Letzte Chance

21.07.2009 | Stand 03.12.2020, 4:48 Uhr

Zum Nordbahnhof:

Der Landtagsausschuss für Hochschule, Forschung und Kultur hat die Stadt Ingolstadt gebeten, "nachdrücklich zu überprüfen", ob das Empfangsgebäude des Nordbahnhofs "nicht doch erhalten werden kann". Das Thema ist ein Tagesordnungspunkt in der nächsten Stadtratssitzung.

Die Argumente für den Erhalt dieses für die Geschichte und das Stadtbild Ingolstadts markanten Gebäudes sind zu Genüge dargelegt, insbesondere die historische Bedeutung als wichtiges Zeugnis der Militär- und Industriegeschichte Ingolstadts und die städtebauliche Bedeutung als erster Bahnhof Ingolstadts von 1870, erbaut in charakteristischer Ständerbauweise. Auch Entwürfe für sinnvolle Nutzungsmöglichkeiten gibt es in großer Zahl. Eine ganz neue Situation im Umgang mit dem Bahnhof schafft die aktuelle Entscheidung des Hochschulausschusses, der den Nordbahnhof als durchaus erhaltenswert beurteilt.

Niemand will am Nordbahnhof eine märchen-nostalgische Märklinwelt, jeder sieht, dass das Gebäude heruntergekommen und unansehnlich ist, und doch ist das Interesse der Bevölkerung am Erhalt des Gebäudes sehr groß, wie wir in den letzten zehn Jahren als Bürgerinitiative und in den letzten Wochen aus Äußerungen in Leserbriefen erfahren konnten. Jeder will eine Modernisierung des Nordbahnhofumfeldes als Entree zur Stadt, mit großstädtischer Gestaltung.
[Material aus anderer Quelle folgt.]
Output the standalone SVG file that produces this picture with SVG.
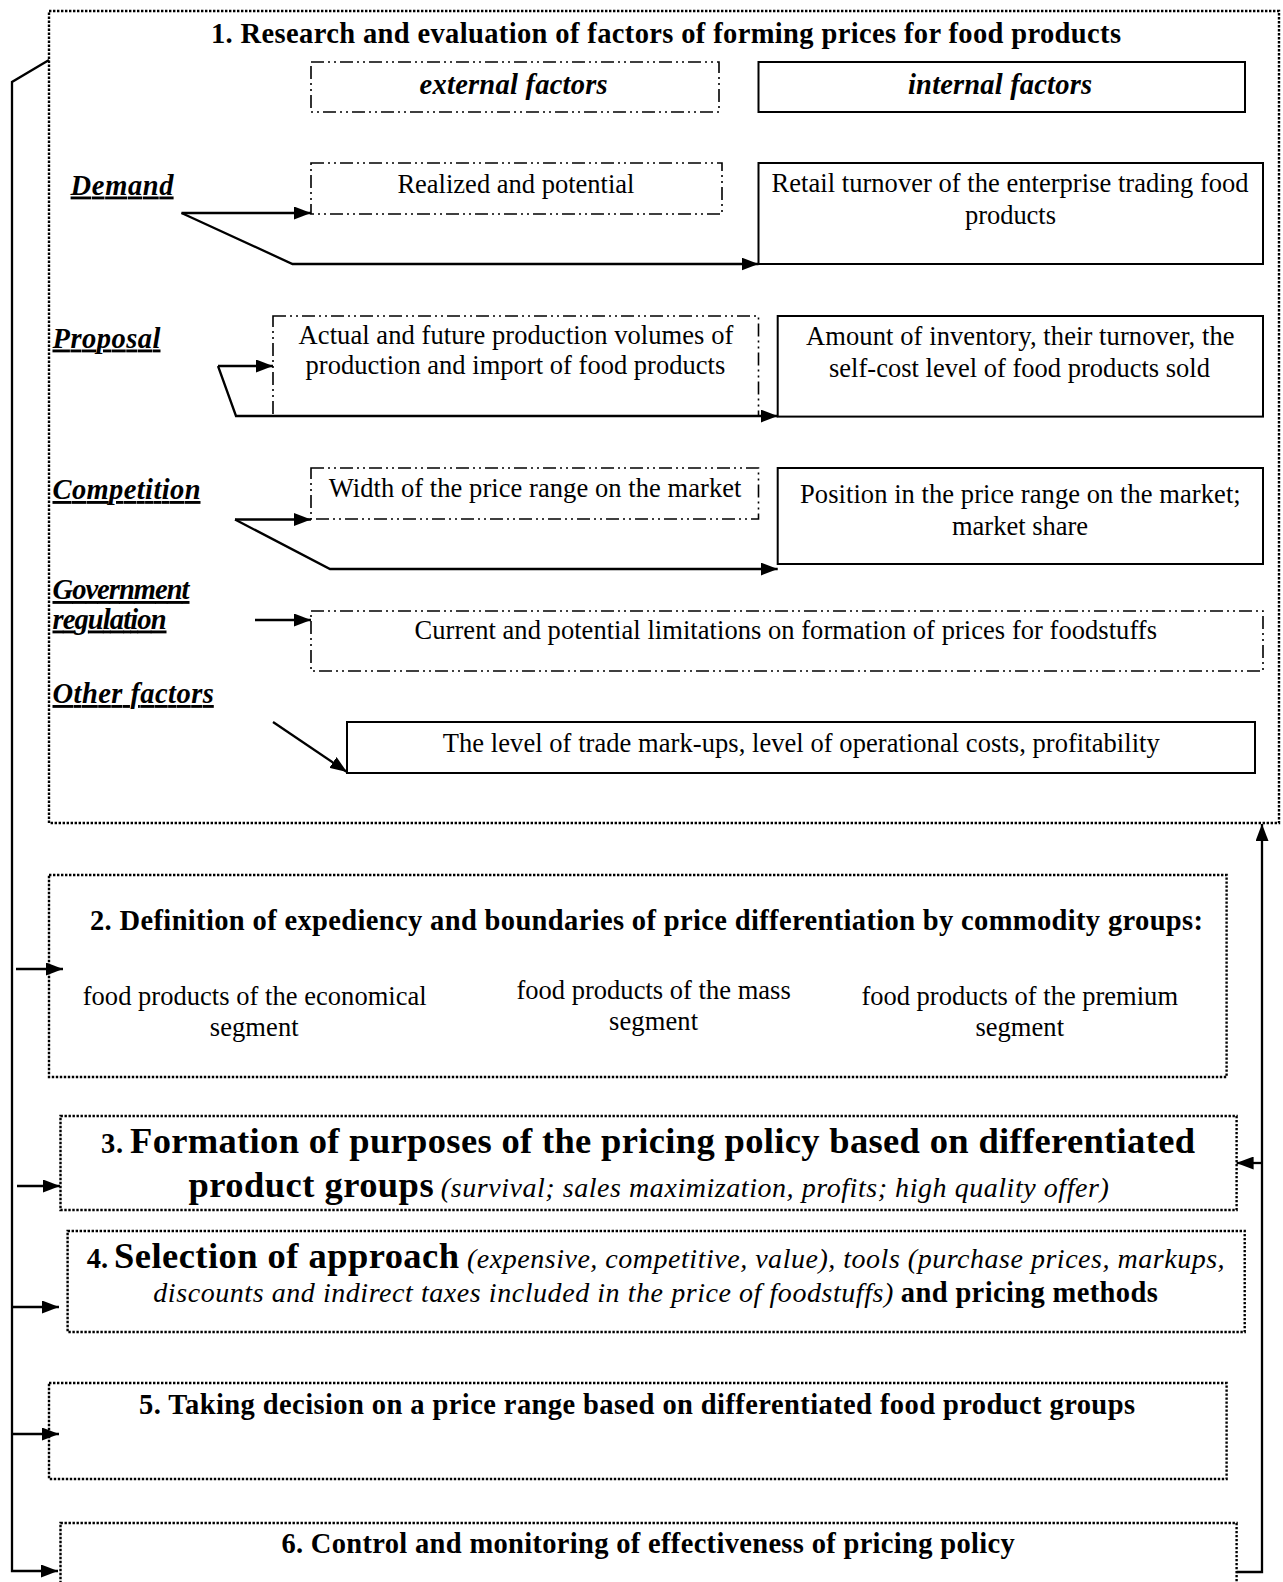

Urbanität bedeutet jedoch nicht abreißen und neu hinklotzen, sondern eben auch sorgfältige Überplanung des Gesamtareals, wozu auch die Schaffung eines Raums im Vorfeld des Gebäudes gehört.

Der Erhalt eines Bahnhofsvorplatzes ist nur durch eine Winkellösung mit Modernisierung des bestehenden und Anfügen eines modernen neuen Gebäudes möglich. Das hätte nach unserer Meinung Inhalt der Ausschreibung sein müssen. Damit wäre auch der Aufforderung des Landtagsausschusses Rechnung getragen. Die Chance, bereits in der Ausschreibung für die Überplanung des Geländes als Bedingung den Erhalt des Gebäudes festzuhalten, wurde nicht genutzt, obgleich diese Aufgabe ja die eigentliche Herausforderung für die Architekten bedeutet hätte.

Dass eine Planung mit Integration des historischen Gebäudes gelingen kann, zeigen ja einige gute Entwürfe. Deshalb gilt es jetzt, die sich bietende Chance zu nutzen und eine integrative Platzlösung an dieser Stelle zu finden. Ein bloßer Rückzug auf die veranschlagten Baukosten erscheint nach dem Votum des Landtagsausschusses nicht mehr gerechtfertigt.

Wie auch immer die Entscheidung ausgeht, bitte ich den Oberbürgermeister und alle Stadträtinnen und Stadträte einzeln, sich vorzustellen, dass dieses historische und mittlerweile schon legendäre Gebäude irreversibel aus dem Stadtbild getilgt wird und ein beliebiger, mit Autos gefüllter Quader, der überall in der Republik stehen könnte, den Platz zerstört und die Sicht beherrscht.